**EXERCISE OBJECTIVE**
From the listing that follows, output everything exactly except the pictures.

**STORED DATA**
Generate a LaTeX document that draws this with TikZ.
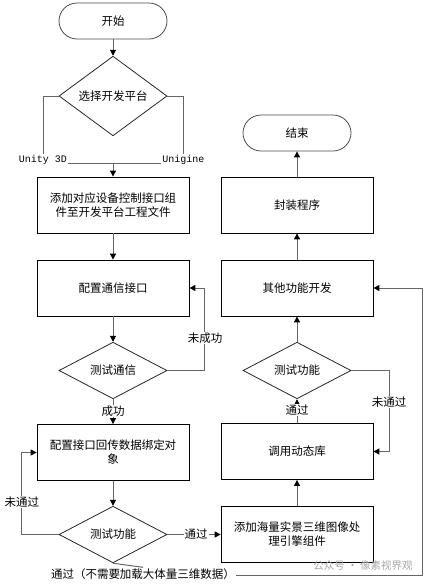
\documentclass[tikz,border=0pt]{standalone}
\usepackage{fontspec}
\setmainfont{Noto Sans CJK SC}
\newfontfamily\monof{Liberation Mono}
\usetikzlibrary{shapes.geometric,arrows.meta}
\begin{document}
\begin{tikzpicture}[x=1pt,y=-1pt,
  font=\fontsize{11.5}{14}\selectfont,
  box/.style={draw=black, line width=0.8pt, minimum width=152pt, minimum height=56pt, inner sep=0pt, align=center},
  term/.style={draw=black!70, line width=0.8pt, rounded corners=18pt, minimum width=108pt, minimum height=36pt, inner sep=0pt},
  dec/.style={draw=black!85, line width=0.8pt, diamond, minimum width=108pt, minimum height=55pt, inner sep=0pt},
  conn/.style={draw=black!60, line width=1pt},
  arr/.style={conn, -{Triangle[length=6pt,width=6pt,color=black]}},
  lab/.style={fill=white, inner sep=1pt},
  mono/.style={font=\monof\fontsize{10}{12}\selectfont, inner sep=1pt}
]
\useasboundingbox (0,0) rectangle (432,584);

\node[term] (start) at (113,21) {开始};
\node[dec] (d1) at (113,96) {选择开发平台};
\node[mono] (u3d) at (43,160) {Unity 3D};
\node[mono] (ugn) at (183.5,160) {Unigine};
\coordinate (j) at (113,163);
\node[box] (b1) at (113,205) {添加对应设备控制接口组\\件至开发平台工程文件};
\node[box] (b2) at (113,288) {配置通信接口};
\node[dec] (d2) at (113,370.5) {测试通信};
\node[box] (b3) at (113,452.5) {配置接口回传数据绑定对\\象};
\node[dec] (d3) at (113,534.5) {测试功能};

\node[term] (end) at (297,133) {结束};
\node[box] (b7) at (297,205) {封装程序};
\node[box] (b6) at (297,288) {其他功能开发};
\node[dec] (d4) at (297,370.5) {测试功能};
\node[box] (b5) at (297,451.5) {调用动态库};
\node[box] (b4) at (297,534.5) {添加海量实景三维图像处\\理引擎组件};

% left column
\draw[arr] (start.south) -- (d1.north);
\draw[conn] (d1.west) -| (u3d.north);
\draw[conn] (d1.east) -| (ugn.north);
\draw[conn] (u3d.east |- j) -- (ugn.west |- j);
\draw[arr] (j) -- (b1.north);
\draw[arr] (b1.south) -- (b2.north);
\draw[arr] (b2.south) -- (d2.north);
\draw[arr] (d2.east) -- (204,370.5) |- (b2.east);
\node[lab] (l1) at (205,338) {未成功};
\draw[arr] (d2.south) -- (b3.north);
\node[lab] (l2) at (113,411) {成功};
\draw[arr] (b3.south) -- (d3.north);
\draw[arr] (d3.west) -- (21,534.5) |- (b3.west);
\node[lab] (l3) at (22,502) {未通过};
\draw[arr] (d3.east) -- (b4.west);
\node[lab] (l4) at (196,534.5) {通过};
\node[inner sep=1pt] (l5) at (143,574) {通过（不需要加载大体量三维数据）};
\draw[conn] (d3.south) -- (l5.north);
\draw[arr] (l5.east |- 0,575) -- (422,575) |- (b6.east);

% right column
\draw[arr] (b4.north) -- (b5.south);
\draw[arr] (b5.north) -- (d4.south);
\node[lab] (l6) at (297,410) {通过};
\draw[arr] (d4.east) -- (389,370.5) |- (b5.east);
\node[lab] (l7) at (389,402) {未通过};
\draw[arr] (d4.north) -- (b6.south);
\draw[arr] (b6.north) -- (b7.south);
\draw[arr] (b7.north) -- (end.south);

\node[text=black!35, font=\fontsize{10.5}{12}\selectfont, inner sep=0pt] (wm) at (363,566) {公众号 · 像素视界观};
\end{tikzpicture}
\end{document}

**EXERCISE SOLUTION**
Generate a LaTeX document that draws this with TikZ.
\documentclass[tikz,border=0pt]{standalone}
\usepackage{fontspec}
\setmainfont{Noto Sans CJK SC}
\newfontfamily\monof{Liberation Mono}
\usetikzlibrary{shapes.geometric,arrows.meta}
\begin{document}
\begin{tikzpicture}[x=1pt,y=-1pt,
  font=\fontsize{11.5}{14}\selectfont,
  box/.style={draw=black, line width=0.8pt, minimum width=152pt, minimum height=56pt, inner sep=0pt, align=center},
  term/.style={draw=black!70, line width=0.8pt, rounded corners=18pt, minimum width=108pt, minimum height=36pt, inner sep=0pt},
  dec/.style={draw=black!85, line width=0.8pt, diamond, minimum width=108pt, minimum height=55pt, inner sep=0pt},
  conn/.style={draw=black!60, line width=1pt},
  arr/.style={conn, -{Triangle[length=6pt,width=6pt,color=black]}},
  lab/.style={fill=white, inner sep=1pt},
  mono/.style={font=\monof\fontsize{10}{12}\selectfont, inner sep=1pt}
]
\useasboundingbox (0,0) rectangle (432,584);

\node[term] (start) at (113,21) {开始};
\node[dec] (d1) at (113,96) {选择开发平台};
\node[mono] (u3d) at (43,160) {Unity 3D};
\node[mono] (ugn) at (183.5,160) {Unigine};
\coordinate (j) at (113,163);
\node[box] (b1) at (113,205) {添加对应设备控制接口组\\件至开发平台工程文件};
\node[box] (b2) at (113,288) {配置通信接口};
\node[dec] (d2) at (113,370.5) {测试通信};
\node[box] (b3) at (113,452.5) {配置接口回传数据绑定对\\象};
\node[dec] (d3) at (113,534.5) {测试功能};

\node[term] (end) at (297,133) {结束};
\node[box] (b7) at (297,205) {封装程序};
\node[box] (b6) at (297,288) {其他功能开发};
\node[dec] (d4) at (297,370.5) {测试功能};
\node[box] (b5) at (297,451.5) {调用动态库};
\node[box] (b4) at (297,534.5) {添加海量实景三维图像处\\理引擎组件};

% left column
\draw[arr] (start.south) -- (d1.north);
\draw[conn] (d1.west) -| (u3d.north);
\draw[conn] (d1.east) -| (ugn.north);
\draw[conn] (u3d.east |- j) -- (ugn.west |- j);
\draw[arr] (j) -- (b1.north);
\draw[arr] (b1.south) -- (b2.north);
\draw[arr] (b2.south) -- (d2.north);
\draw[arr] (d2.east) -- (204,370.5) |- (b2.east);
\node[lab] (l1) at (205,338) {未成功};
\draw[arr] (d2.south) -- (b3.north);
\node[lab] (l2) at (113,411) {成功};
\draw[arr] (b3.south) -- (d3.north);
\draw[arr] (d3.west) -- (21,534.5) |- (b3.west);
\node[lab] (l3) at (22,502) {未通过};
\draw[arr] (d3.east) -- (b4.west);
\node[lab] (l4) at (196,534.5) {通过};
\node[inner sep=1pt] (l5) at (143,574) {通过（不需要加载大体量三维数据）};
\draw[conn] (d3.south) -- (l5.north);
\draw[arr] (l5.east |- 0,575) -- (422,575) |- (b6.east);

% right column
\draw[arr] (b4.north) -- (b5.south);
\draw[arr] (b5.north) -- (d4.south);
\node[lab] (l6) at (297,410) {通过};
\draw[arr] (d4.east) -- (389,370.5) |- (b5.east);
\node[lab] (l7) at (389,402) {未通过};
\draw[arr] (d4.north) -- (b6.south);
\draw[arr] (b6.north) -- (b7.south);
\draw[arr] (b7.north) -- (end.south);

\node[text=black!35, font=\fontsize{10.5}{12}\selectfont, inner sep=0pt] (wm) at (363,566) {公众号 · 像素视界观};
\end{tikzpicture}
\end{document}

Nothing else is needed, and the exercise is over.